Una rivelazione importante però arriva, da parte del ministro Terzi, sull'ingresso della Enrica Lexie in acque territoriali indiane e sulla decisione di far sbarcare i marò:
«Ho dato parere negativo all'avvicinamento della nave in territorio indiano nonostante tale decisione non fosse di competenza del ministro degli Esteri e ho continuato a oppormi formalmente al trasferimento dei nostri marò a terra, cosa che è avvenuta solo a seguito di un'azione coercitiva della polizia indiana» (lettera al Corriere)
Per la prima volta, dunque, il ministro nega responsabilità della Farnesina su entrambe le questioni, ma gli interrogativi restano e Terzi non chiarisce fino in fondo: se non era degli Esteri, di chi era competenza la decisione di far avvicinare o meno la nave alle acque territoriali indiane? Se era dell'armatore, vorremmo che il governo lo dicesse ufficialmente. Ma soprattutto, il ministro dice di essersi opposto - «formalmente» è l'avverbio che usa - allo sbarco dei due marò. Ma allora, siccome anche la Marina militare si sarebbe opposta, e tendendo ad escludere che i marò abbiano agito di testa loro decidendo di consegnarsi, chi ha deciso quello che nelle prime ore è stato definito da fonti ufficiali come un nostro «atto di cortesia» nei confronti delle autorità indiane? E quando il ministro parla di «azione coercitiva» da parte della polizia indiana, intende che sono saliti a bordo degli agenti per prelevare i nostri militari? Se sì, perché non li hanno arrestati tutti ma solo due? E se no, se non sono saliti a bordo, chi ha deciso di farli scendere a terra?

E' un bene che il ministro abbia cominciato a rispondere, sia pure a mezzo stampa e non in Parlamento, ma sono ancora molti gli interrogativi sulla vicenda, e resta la sensazione che i due marò siano soprattutto vittime di decisioni sbagliate dello Stato per il quale operano.
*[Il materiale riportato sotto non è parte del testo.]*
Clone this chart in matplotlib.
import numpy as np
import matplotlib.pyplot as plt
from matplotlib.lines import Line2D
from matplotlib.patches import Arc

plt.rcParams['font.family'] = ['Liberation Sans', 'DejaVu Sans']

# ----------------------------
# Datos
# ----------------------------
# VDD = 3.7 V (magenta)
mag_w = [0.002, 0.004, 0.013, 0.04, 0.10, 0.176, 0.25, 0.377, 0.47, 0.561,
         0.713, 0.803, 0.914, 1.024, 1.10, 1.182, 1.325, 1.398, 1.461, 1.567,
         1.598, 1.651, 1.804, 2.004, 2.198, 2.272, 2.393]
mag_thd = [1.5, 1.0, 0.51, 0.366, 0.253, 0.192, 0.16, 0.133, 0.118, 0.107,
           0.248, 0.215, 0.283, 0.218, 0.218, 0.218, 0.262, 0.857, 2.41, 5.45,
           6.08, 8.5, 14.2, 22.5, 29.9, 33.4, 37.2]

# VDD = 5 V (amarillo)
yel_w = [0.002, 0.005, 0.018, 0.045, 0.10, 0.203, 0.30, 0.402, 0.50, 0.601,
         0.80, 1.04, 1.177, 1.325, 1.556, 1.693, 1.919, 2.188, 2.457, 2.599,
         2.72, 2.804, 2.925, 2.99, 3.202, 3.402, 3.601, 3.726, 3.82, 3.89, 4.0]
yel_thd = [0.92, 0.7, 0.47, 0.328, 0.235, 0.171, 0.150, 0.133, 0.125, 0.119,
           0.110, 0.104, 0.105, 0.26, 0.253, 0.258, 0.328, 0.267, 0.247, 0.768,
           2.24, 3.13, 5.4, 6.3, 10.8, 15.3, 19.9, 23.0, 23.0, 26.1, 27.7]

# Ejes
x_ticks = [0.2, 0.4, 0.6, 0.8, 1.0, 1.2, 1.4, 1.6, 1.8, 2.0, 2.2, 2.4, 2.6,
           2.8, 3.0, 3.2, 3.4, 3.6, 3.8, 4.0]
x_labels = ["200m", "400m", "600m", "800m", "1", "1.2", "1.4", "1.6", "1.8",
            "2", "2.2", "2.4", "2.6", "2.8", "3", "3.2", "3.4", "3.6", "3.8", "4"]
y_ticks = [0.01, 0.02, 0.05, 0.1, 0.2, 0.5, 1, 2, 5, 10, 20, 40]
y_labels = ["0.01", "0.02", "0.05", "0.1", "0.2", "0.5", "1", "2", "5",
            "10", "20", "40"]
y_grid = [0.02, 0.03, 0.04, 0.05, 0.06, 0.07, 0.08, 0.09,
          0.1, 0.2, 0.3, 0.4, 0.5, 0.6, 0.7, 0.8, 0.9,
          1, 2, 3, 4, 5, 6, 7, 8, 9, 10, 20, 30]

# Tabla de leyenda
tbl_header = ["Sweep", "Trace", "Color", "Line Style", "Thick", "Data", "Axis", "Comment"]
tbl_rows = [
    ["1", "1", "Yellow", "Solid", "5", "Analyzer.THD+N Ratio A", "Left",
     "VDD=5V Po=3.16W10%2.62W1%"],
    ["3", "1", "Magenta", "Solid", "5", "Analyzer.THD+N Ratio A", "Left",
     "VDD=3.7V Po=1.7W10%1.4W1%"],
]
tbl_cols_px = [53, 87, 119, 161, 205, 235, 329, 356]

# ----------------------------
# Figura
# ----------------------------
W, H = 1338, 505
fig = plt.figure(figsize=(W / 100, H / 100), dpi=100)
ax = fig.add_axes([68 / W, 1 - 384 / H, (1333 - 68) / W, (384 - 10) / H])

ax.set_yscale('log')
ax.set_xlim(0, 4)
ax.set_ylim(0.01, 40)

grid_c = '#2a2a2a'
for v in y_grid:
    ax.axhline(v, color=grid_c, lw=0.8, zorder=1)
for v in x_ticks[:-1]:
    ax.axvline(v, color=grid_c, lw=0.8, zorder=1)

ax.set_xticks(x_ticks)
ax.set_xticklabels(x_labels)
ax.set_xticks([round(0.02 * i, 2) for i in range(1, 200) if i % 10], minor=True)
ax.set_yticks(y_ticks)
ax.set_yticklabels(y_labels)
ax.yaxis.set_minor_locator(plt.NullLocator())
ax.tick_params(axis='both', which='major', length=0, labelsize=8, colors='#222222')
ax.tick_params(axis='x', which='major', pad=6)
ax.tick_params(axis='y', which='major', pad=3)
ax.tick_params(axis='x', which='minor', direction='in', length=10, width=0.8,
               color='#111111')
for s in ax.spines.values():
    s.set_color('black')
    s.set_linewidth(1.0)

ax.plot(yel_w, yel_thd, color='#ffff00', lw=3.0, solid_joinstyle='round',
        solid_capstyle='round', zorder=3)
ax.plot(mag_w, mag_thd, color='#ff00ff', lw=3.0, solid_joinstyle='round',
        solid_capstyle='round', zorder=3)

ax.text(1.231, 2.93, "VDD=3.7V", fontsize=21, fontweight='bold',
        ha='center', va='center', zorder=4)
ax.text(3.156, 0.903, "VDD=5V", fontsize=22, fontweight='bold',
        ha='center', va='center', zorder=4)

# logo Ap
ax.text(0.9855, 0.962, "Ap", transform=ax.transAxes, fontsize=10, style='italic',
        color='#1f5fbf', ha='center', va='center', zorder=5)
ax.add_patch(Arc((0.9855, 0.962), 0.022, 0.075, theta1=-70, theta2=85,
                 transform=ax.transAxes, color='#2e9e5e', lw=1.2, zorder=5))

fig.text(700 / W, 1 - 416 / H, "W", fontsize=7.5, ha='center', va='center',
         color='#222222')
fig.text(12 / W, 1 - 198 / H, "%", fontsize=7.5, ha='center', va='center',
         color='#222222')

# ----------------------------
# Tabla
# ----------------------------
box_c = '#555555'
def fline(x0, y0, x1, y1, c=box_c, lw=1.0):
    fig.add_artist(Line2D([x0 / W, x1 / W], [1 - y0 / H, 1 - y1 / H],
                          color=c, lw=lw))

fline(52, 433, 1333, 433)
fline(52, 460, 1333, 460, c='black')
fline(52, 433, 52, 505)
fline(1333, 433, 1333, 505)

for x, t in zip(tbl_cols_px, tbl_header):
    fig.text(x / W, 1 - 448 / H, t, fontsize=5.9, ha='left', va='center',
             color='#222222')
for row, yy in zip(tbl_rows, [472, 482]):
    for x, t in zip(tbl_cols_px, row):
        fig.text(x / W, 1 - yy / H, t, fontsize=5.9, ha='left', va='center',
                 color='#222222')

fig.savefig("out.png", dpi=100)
Quella che si apre è una settimana fondamentale. Oltre all'esito dell'esame balistico, arriverà anche la sentenza sulla giurisdizione del caso. Se verrà confermata la giurisdizione indiana, la disfatta politica italiana sarà completa e la figuraccia irrimediabile, a prescindere dall'eventuale scagionamento dei due marò. Se entrambe le decisioni dovessero essere negative, oltre alla disfatta politica, prepariamoci all'idea che i nostri due marò dovranno affrontare il processo e quindi rimanere imprigionati in India ancora per molti mesi.